§ **Short exercise**
Examine the material below. Gather every line in which the string "this" appears.

--- Begin Provided entries ---

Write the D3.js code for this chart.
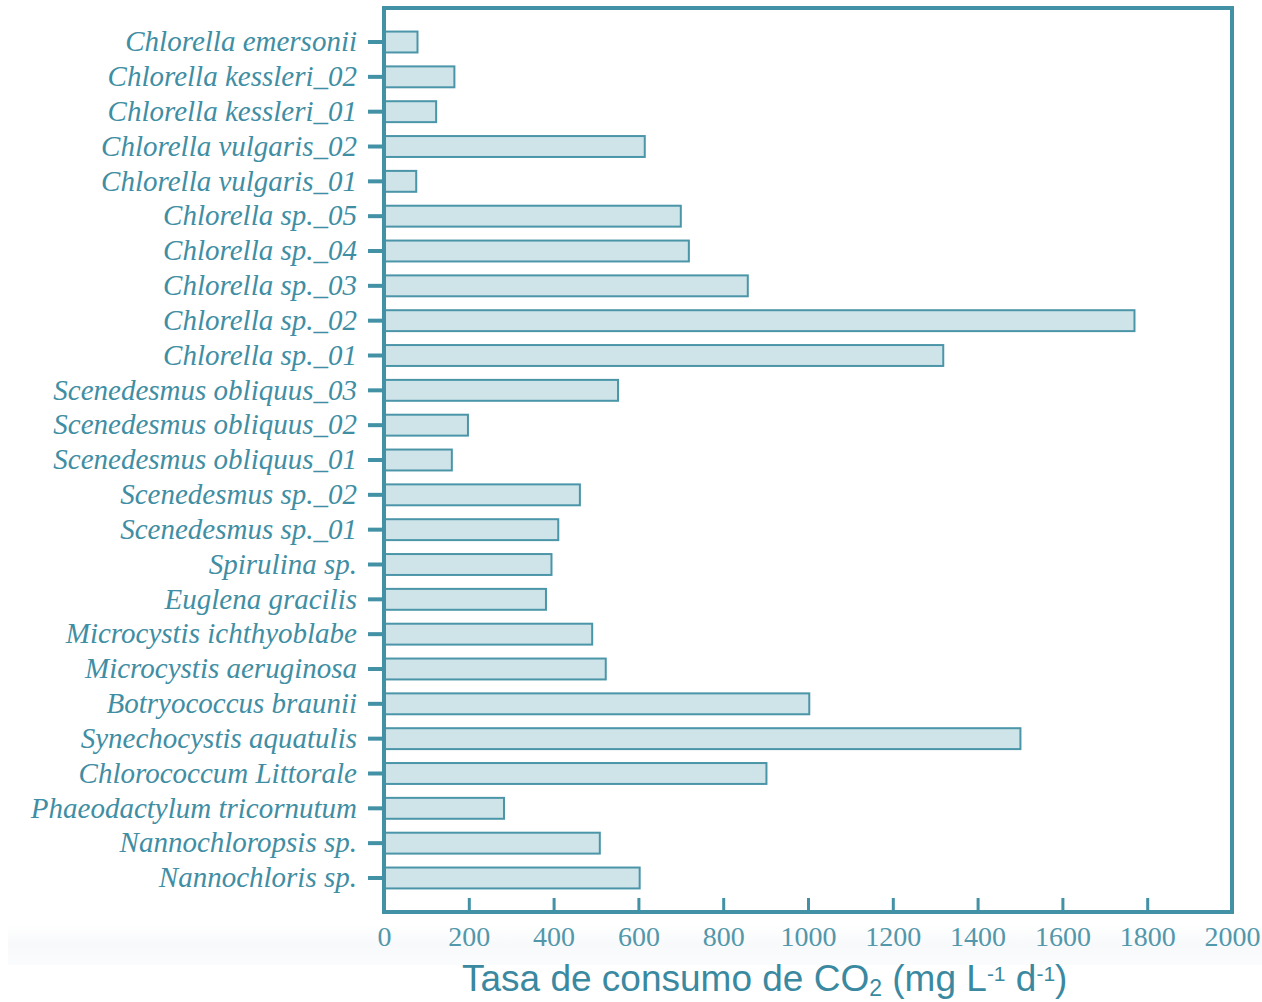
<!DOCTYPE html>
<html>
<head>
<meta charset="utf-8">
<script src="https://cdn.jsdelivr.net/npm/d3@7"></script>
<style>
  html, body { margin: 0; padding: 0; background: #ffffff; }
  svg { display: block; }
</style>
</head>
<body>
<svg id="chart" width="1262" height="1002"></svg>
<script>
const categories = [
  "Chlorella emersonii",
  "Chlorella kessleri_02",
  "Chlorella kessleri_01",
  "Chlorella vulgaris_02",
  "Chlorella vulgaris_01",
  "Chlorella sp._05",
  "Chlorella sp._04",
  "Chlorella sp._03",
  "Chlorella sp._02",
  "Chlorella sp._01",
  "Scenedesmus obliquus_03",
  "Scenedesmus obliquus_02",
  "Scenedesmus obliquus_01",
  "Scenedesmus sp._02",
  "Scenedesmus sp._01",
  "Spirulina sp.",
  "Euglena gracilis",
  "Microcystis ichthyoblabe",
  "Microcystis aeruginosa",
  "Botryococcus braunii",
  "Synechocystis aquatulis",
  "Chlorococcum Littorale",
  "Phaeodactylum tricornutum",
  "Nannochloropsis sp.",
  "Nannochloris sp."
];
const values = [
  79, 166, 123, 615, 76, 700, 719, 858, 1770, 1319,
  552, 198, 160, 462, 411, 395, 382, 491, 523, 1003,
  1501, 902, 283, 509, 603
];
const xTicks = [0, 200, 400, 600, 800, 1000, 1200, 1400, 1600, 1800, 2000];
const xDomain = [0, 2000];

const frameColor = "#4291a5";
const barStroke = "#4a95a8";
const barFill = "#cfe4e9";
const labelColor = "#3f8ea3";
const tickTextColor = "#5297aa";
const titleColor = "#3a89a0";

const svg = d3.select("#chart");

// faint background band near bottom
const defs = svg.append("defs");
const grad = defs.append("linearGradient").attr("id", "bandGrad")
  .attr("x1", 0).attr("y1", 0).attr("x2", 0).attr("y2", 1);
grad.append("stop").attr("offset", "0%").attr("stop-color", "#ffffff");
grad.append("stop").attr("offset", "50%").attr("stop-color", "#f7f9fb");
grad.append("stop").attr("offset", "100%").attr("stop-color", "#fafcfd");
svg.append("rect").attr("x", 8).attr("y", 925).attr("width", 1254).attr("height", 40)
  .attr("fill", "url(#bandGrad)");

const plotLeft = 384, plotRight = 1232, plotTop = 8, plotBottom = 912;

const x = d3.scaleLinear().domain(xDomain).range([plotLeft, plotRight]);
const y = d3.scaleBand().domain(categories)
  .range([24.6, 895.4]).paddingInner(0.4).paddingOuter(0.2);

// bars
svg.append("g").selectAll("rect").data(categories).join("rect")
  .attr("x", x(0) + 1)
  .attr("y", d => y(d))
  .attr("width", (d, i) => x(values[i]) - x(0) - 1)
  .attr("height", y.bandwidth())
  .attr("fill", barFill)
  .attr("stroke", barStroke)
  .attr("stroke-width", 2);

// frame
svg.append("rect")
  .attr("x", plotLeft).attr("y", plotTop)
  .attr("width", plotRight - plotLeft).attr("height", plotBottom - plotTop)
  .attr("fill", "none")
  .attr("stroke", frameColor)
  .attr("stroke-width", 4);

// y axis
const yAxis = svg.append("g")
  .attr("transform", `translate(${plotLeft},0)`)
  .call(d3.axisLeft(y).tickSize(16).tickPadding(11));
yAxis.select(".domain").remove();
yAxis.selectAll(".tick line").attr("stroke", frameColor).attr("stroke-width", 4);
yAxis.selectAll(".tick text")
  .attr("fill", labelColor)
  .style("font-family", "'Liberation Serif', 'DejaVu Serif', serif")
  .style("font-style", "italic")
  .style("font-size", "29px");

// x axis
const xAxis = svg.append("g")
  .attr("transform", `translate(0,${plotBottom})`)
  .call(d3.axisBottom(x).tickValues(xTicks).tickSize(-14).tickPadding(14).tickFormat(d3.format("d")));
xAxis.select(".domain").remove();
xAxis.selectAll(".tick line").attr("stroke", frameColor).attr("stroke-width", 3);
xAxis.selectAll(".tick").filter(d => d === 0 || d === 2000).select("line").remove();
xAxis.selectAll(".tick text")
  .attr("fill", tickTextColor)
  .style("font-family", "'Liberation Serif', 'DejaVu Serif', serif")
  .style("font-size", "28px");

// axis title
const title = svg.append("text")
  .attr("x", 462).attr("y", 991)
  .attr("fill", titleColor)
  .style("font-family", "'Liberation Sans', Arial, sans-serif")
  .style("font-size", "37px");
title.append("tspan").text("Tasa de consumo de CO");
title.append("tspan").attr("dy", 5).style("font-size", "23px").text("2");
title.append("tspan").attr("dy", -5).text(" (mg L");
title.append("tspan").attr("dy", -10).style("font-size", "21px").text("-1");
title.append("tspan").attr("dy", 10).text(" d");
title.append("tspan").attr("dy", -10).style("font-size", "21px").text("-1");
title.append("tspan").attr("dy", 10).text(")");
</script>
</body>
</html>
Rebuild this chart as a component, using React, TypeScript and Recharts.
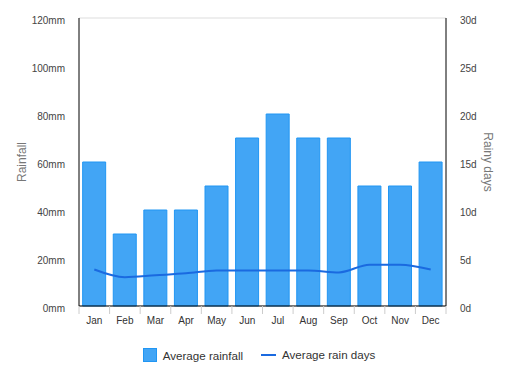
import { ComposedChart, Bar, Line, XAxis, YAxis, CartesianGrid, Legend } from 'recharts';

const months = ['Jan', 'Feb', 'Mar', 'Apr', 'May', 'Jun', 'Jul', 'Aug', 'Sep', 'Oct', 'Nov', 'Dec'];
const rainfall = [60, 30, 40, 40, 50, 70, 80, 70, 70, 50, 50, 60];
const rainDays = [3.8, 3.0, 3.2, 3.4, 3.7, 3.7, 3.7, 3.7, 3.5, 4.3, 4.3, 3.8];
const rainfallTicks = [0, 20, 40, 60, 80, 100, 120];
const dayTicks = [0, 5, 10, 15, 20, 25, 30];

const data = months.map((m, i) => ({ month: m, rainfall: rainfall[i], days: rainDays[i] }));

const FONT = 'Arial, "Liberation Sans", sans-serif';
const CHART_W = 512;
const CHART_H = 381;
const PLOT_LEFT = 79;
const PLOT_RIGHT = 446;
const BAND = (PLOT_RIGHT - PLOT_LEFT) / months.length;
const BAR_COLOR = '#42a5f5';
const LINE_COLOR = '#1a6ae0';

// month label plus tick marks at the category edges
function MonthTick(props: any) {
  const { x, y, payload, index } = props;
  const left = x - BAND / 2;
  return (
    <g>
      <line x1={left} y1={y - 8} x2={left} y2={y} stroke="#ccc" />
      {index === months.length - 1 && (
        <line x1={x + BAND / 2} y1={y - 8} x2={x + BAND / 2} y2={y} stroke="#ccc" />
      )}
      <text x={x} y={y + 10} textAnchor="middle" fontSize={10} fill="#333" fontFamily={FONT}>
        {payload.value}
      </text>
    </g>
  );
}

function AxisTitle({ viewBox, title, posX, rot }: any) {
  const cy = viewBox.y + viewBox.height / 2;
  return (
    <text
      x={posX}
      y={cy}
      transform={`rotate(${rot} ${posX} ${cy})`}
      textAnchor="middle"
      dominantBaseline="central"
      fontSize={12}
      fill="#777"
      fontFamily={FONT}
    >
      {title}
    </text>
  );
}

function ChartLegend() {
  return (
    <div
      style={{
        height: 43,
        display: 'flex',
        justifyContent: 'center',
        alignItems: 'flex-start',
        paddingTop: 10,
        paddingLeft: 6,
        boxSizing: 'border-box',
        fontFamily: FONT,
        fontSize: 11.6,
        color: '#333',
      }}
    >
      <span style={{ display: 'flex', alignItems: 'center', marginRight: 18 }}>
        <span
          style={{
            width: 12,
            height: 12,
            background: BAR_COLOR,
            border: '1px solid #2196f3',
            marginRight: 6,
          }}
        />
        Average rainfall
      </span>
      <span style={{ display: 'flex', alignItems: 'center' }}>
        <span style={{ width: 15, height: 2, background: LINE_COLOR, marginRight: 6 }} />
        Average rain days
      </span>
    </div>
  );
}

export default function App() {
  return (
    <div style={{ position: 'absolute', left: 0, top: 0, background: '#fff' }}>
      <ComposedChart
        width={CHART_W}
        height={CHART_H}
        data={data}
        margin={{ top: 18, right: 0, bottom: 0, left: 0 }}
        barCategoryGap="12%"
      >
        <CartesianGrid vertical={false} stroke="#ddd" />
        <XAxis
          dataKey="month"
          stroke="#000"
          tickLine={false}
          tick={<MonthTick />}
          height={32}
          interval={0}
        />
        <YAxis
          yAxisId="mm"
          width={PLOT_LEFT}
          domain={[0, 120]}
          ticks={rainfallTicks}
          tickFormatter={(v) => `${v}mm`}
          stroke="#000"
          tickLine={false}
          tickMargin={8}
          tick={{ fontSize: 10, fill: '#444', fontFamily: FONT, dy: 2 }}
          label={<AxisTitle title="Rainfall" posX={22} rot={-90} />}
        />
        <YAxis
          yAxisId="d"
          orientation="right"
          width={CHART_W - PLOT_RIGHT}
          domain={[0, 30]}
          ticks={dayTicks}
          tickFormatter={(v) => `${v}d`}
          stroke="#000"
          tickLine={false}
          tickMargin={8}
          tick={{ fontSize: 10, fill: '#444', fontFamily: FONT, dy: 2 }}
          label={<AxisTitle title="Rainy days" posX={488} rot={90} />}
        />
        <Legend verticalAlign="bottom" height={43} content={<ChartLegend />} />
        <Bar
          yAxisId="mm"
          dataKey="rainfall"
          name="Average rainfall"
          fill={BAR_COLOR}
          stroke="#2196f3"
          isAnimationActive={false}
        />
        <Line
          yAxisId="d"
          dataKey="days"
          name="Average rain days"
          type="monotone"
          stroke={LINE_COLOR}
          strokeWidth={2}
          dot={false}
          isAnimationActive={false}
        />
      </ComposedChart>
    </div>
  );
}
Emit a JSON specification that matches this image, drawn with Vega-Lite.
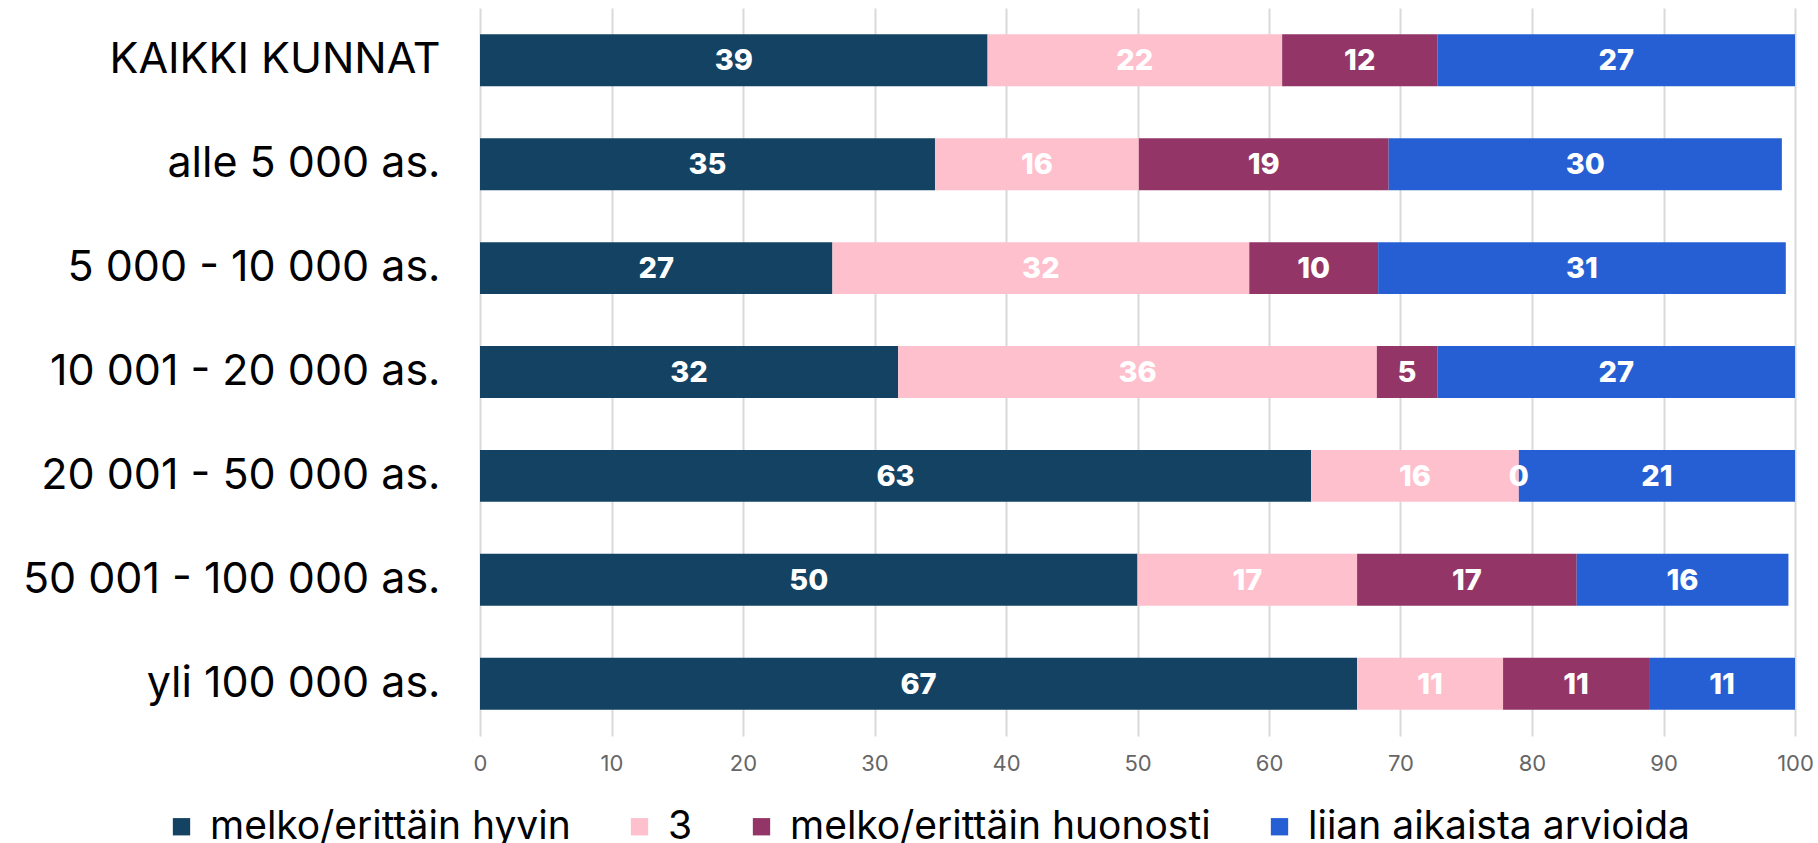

--- End Provided entries ---

§ **Problem solution**
Write the D3.js code for this chart.
Rebuild this chart as a component, using React, TypeScript and Recharts.
Emit a JSON specification that matches this image, drawn with Vega-Lite.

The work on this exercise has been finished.